Given task ::
Your copy should hold exactly the lines from the one containing "What React, TypeScript" to the one containing "24.0, 6.2, 22.7];", inclusive, with no pictures.
═══
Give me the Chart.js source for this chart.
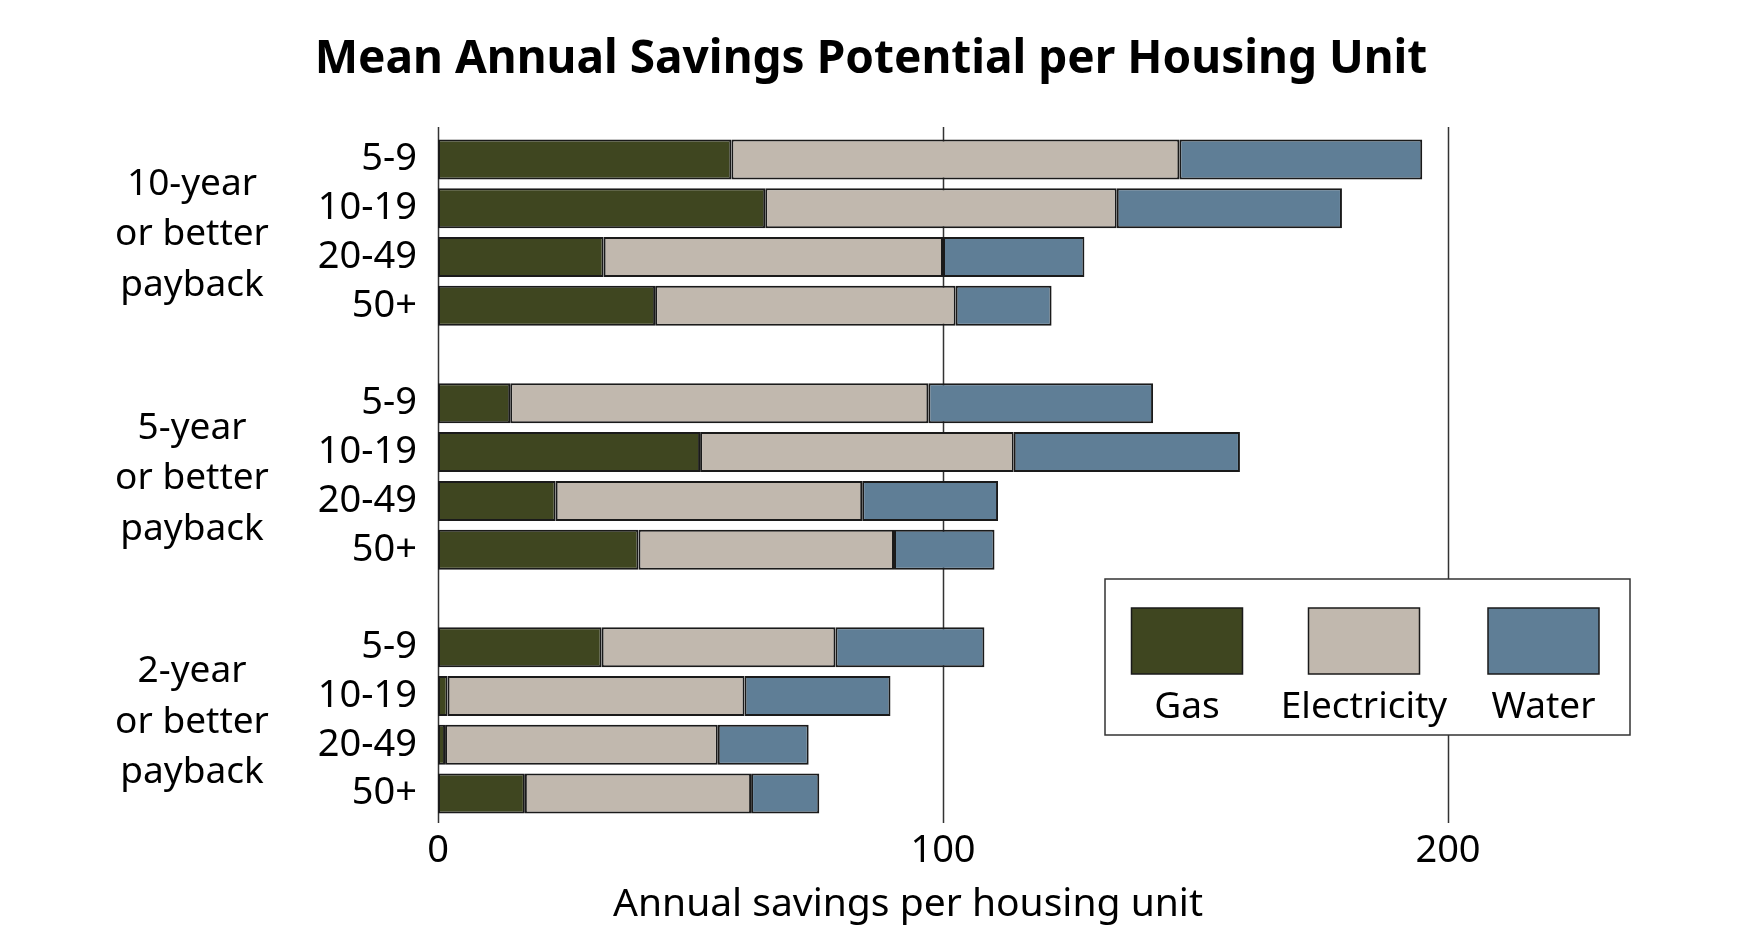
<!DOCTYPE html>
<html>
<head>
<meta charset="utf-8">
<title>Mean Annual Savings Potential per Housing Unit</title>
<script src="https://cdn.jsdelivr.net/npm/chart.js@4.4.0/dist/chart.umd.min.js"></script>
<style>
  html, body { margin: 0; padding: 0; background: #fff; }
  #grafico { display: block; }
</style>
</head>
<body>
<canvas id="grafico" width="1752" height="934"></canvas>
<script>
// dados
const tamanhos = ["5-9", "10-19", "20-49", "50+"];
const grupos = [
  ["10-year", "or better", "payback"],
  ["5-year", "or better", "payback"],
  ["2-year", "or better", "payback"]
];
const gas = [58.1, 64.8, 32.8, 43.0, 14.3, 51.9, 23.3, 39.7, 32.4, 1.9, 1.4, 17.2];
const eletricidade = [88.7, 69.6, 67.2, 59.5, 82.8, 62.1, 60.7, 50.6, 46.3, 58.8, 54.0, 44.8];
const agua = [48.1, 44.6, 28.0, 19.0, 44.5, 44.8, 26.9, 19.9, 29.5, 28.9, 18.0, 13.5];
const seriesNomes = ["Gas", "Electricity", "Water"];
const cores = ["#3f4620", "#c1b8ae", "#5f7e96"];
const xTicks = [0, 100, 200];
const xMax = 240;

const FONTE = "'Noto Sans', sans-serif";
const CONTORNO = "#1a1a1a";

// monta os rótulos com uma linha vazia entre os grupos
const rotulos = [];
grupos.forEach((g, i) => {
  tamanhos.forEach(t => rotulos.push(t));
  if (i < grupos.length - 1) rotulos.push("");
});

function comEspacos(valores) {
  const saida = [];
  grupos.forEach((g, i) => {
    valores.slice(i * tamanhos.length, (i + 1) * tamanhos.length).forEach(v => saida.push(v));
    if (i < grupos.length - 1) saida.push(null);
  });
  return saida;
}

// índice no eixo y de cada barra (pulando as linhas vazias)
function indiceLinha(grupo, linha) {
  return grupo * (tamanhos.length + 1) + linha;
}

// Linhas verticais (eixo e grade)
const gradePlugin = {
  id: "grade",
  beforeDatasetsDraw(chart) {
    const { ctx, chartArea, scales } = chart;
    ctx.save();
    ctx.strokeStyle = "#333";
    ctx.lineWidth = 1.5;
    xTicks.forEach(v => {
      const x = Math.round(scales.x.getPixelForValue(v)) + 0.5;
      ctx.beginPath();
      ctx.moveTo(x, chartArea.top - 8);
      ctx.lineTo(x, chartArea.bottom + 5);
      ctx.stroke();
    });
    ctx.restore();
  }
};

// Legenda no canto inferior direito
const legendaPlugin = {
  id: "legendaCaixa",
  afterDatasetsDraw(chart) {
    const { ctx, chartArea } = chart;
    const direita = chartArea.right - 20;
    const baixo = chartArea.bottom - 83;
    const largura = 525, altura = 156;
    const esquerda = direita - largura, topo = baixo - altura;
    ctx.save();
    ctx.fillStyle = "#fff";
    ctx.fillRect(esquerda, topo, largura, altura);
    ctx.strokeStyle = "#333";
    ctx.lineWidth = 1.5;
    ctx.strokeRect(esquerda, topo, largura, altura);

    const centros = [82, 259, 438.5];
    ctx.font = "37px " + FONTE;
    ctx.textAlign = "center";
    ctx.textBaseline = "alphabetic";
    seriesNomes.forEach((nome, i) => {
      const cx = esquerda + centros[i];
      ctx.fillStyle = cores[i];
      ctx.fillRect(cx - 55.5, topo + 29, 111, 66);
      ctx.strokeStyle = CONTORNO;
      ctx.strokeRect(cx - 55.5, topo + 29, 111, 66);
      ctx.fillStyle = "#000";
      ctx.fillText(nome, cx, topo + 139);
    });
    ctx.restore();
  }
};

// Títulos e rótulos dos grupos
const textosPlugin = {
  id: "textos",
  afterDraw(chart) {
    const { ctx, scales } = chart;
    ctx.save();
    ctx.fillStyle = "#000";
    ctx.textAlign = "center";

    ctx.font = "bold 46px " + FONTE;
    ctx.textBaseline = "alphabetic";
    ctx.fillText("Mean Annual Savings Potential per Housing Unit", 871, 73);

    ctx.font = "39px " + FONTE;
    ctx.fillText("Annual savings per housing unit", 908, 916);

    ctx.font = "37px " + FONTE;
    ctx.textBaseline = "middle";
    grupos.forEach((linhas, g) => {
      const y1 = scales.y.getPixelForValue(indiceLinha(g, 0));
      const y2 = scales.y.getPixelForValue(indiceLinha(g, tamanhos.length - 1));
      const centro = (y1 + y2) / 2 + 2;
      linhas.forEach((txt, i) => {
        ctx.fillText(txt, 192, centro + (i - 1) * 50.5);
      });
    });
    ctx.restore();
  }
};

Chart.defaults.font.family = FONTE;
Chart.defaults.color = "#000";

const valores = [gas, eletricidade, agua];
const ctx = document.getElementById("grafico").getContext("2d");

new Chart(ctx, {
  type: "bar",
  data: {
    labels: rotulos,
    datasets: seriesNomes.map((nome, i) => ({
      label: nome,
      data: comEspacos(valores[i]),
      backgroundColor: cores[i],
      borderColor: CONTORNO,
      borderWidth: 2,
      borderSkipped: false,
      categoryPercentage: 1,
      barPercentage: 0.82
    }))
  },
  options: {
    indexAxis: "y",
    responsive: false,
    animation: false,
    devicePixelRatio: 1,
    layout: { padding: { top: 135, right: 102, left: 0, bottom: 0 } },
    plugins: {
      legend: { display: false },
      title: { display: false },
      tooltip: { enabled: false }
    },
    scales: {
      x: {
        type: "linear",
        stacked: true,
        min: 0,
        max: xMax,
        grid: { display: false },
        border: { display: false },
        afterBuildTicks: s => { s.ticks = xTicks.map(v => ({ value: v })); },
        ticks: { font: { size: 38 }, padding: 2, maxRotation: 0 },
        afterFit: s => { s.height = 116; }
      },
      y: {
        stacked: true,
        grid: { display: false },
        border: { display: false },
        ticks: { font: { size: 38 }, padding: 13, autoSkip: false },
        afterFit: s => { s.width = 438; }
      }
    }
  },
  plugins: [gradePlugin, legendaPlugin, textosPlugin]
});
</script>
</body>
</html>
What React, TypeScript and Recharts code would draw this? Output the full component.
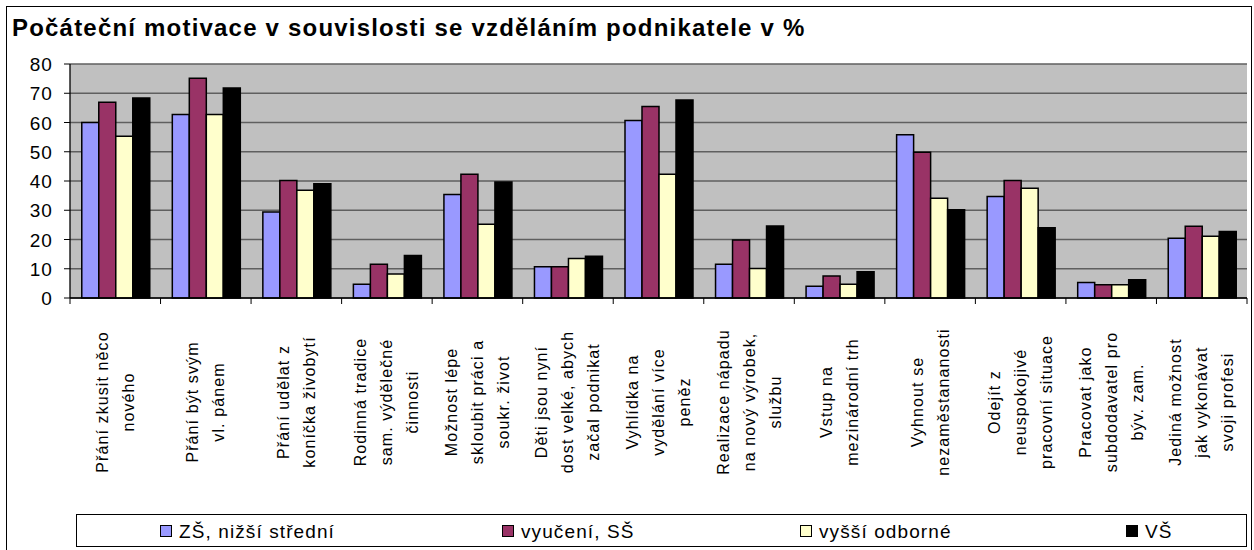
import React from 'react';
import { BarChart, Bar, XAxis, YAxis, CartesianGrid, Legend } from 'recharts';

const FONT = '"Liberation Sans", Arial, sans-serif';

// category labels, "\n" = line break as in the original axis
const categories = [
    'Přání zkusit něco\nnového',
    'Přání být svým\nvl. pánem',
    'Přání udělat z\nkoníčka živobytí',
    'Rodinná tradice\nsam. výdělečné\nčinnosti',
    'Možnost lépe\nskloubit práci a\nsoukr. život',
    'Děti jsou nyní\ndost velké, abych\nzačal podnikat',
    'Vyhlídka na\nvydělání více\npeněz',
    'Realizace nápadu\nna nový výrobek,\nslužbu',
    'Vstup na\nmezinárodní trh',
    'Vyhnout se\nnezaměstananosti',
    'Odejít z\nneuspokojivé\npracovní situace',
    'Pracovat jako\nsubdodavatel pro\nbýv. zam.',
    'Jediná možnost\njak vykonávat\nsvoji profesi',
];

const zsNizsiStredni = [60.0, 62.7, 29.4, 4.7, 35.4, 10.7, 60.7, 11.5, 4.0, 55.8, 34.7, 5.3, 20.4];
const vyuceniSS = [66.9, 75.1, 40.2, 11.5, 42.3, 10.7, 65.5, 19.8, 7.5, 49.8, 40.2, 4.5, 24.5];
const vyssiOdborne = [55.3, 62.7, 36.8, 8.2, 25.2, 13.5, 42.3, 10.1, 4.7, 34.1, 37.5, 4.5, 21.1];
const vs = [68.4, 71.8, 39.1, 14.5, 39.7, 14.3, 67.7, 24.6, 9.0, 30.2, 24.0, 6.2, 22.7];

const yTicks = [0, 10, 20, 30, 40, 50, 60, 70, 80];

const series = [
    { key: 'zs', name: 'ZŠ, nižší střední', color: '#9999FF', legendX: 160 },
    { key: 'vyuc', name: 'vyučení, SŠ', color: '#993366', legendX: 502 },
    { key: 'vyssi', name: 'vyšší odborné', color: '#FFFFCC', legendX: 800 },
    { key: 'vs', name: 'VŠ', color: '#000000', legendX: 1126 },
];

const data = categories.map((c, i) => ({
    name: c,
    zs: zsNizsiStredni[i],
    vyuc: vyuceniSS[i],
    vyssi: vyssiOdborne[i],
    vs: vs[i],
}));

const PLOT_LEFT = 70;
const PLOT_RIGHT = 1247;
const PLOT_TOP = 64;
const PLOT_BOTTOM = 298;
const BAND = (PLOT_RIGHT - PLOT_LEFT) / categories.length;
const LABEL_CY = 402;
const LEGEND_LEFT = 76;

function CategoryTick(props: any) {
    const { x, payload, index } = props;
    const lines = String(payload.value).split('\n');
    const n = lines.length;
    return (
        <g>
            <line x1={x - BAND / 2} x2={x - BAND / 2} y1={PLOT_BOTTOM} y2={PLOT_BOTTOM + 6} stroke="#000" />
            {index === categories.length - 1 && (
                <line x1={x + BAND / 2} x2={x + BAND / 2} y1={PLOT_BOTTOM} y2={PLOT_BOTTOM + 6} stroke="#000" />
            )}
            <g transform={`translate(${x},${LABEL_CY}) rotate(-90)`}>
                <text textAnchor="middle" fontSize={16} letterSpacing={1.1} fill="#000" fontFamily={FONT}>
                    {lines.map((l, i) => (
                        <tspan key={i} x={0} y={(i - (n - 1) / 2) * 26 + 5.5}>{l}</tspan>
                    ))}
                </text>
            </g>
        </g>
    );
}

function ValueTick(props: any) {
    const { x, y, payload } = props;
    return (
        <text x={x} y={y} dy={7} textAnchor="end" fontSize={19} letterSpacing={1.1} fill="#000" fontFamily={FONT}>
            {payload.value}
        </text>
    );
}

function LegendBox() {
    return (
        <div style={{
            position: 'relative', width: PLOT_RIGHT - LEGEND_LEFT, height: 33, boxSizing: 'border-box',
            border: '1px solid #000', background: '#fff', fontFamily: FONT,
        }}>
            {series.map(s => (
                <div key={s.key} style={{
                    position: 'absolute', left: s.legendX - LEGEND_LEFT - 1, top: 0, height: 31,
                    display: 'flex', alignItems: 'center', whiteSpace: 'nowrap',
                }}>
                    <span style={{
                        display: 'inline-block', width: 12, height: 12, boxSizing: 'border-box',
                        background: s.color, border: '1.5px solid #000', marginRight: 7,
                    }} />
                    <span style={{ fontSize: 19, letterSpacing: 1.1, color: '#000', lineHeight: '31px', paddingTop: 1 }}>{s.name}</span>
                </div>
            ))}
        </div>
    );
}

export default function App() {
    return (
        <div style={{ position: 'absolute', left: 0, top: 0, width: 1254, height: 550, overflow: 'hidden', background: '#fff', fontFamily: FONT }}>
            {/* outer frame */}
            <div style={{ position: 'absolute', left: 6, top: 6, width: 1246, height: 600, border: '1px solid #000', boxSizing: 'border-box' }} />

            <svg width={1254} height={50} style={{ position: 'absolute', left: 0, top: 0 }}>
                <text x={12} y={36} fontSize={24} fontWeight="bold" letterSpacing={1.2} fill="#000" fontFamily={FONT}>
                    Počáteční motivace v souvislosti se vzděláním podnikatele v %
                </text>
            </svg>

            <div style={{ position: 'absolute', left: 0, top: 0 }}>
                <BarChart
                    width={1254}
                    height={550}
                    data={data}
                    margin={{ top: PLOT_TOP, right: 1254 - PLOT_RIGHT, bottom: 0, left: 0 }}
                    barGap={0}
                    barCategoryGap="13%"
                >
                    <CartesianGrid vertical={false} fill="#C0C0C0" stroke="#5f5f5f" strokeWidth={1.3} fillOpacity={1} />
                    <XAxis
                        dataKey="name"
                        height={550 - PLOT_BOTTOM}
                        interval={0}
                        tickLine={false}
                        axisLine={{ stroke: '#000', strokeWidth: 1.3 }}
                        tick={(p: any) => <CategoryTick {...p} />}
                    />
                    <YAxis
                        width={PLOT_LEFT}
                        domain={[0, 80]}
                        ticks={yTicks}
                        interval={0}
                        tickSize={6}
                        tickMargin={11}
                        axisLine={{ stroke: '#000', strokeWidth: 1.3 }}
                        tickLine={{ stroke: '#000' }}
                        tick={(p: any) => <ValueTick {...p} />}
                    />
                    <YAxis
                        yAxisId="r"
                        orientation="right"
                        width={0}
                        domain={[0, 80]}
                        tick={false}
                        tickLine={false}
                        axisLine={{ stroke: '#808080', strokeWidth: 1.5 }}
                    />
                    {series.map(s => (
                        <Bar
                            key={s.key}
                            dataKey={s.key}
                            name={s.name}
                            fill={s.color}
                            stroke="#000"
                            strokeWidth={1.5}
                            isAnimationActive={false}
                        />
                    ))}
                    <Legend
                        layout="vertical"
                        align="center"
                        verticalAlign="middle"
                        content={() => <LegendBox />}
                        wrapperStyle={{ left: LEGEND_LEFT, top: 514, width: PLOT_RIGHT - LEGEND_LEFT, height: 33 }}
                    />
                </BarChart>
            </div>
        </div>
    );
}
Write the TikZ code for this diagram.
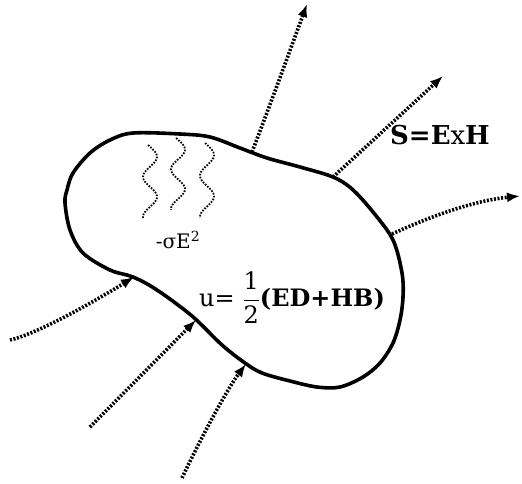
═══
Result for this task ::
What React, TypeScript and Recharts code would draw this? Output the full component.
import React from 'react';
import { BarChart, Bar, XAxis, YAxis, CartesianGrid, Legend } from 'recharts';

const FONT = '"Liberation Sans", Arial, sans-serif';

// category labels, "\n" = line break as in the original axis
const categories = [
    'Přání zkusit něco\nnového',
    'Přání být svým\nvl. pánem',
    'Přání udělat z\nkoníčka živobytí',
    'Rodinná tradice\nsam. výdělečné\nčinnosti',
    'Možnost lépe\nskloubit práci a\nsoukr. život',
    'Děti jsou nyní\ndost velké, abych\nzačal podnikat',
    'Vyhlídka na\nvydělání více\npeněz',
    'Realizace nápadu\nna nový výrobek,\nslužbu',
    'Vstup na\nmezinárodní trh',
    'Vyhnout se\nnezaměstananosti',
    'Odejít z\nneuspokojivé\npracovní situace',
    'Pracovat jako\nsubdodavatel pro\nbýv. zam.',
    'Jediná možnost\njak vykonávat\nsvoji profesi',
];

const zsNizsiStredni = [60.0, 62.7, 29.4, 4.7, 35.4, 10.7, 60.7, 11.5, 4.0, 55.8, 34.7, 5.3, 20.4];
const vyuceniSS = [66.9, 75.1, 40.2, 11.5, 42.3, 10.7, 65.5, 19.8, 7.5, 49.8, 40.2, 4.5, 24.5];
const vyssiOdborne = [55.3, 62.7, 36.8, 8.2, 25.2, 13.5, 42.3, 10.1, 4.7, 34.1, 37.5, 4.5, 21.1];
const vs = [68.4, 71.8, 39.1, 14.5, 39.7, 14.3, 67.7, 24.6, 9.0, 30.2, 24.0, 6.2, 22.7];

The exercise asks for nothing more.